The Holy Trinity of Wrocław (Trójca Święta ze Świerzawy or Tron Łaski ze Świerzawy) is a Bohemian panel painting dating from the period around 1350.

== History of the painting ==
The picture was discovered in 1898 in the loft of the Church of SS John the Baptist and Catherine of Alexandria in Świerzawa, Lower Silesia, and given to the diocesan museum in Wrocław. In 1904 it was restored in Berlin. After 1945 it was in the state art collection at the Wawel in Kraków, then in 1964 it was transferred to the then Wrocław Silesian Regional Museum. It is now in the collection of the National Museum in Wrocław.

== Description and context ==
The picture is painted in tempera on an oak panel covered with stretched canvas. A drawing is etched into the chalk base and its contours outlined in black. The picture is characterised by a symmetrical composition, simplified perspective-based projection and precise drawing.

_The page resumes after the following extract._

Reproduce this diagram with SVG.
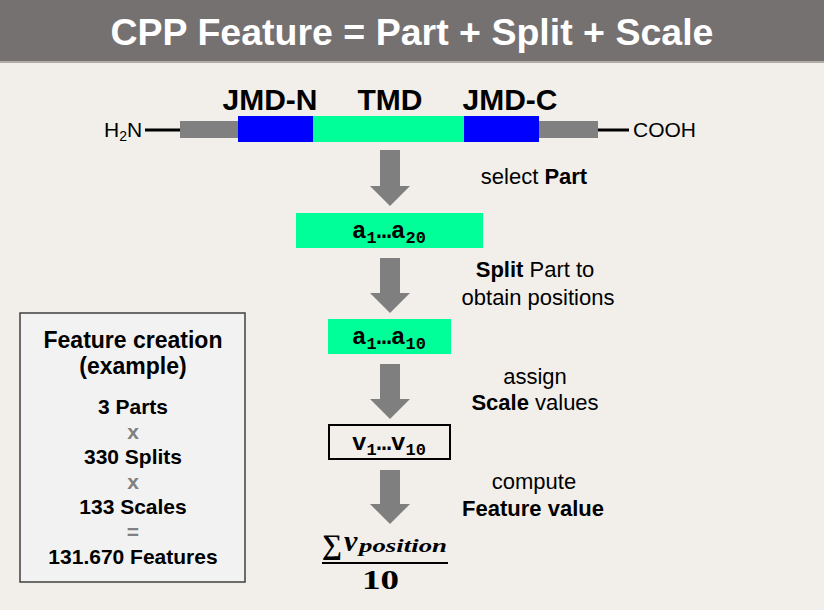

The panel in all likelihood formed part of a diptych along with the Death of the Virgin Mary of Košátky by the same artist. It belongs to the circle of the workshop of the Master of the Vyšší Brod Altarpiece. Its Bohemian origin is demonstrated by a number of features in the drawing details that correspond with other works. These include the similarity of the throne, ornaments and cushion with the Madonna of Kłodzko and the similarity of the composition, figural types, modelling and painting technique with the Death of the Virgin Mary of Košátky.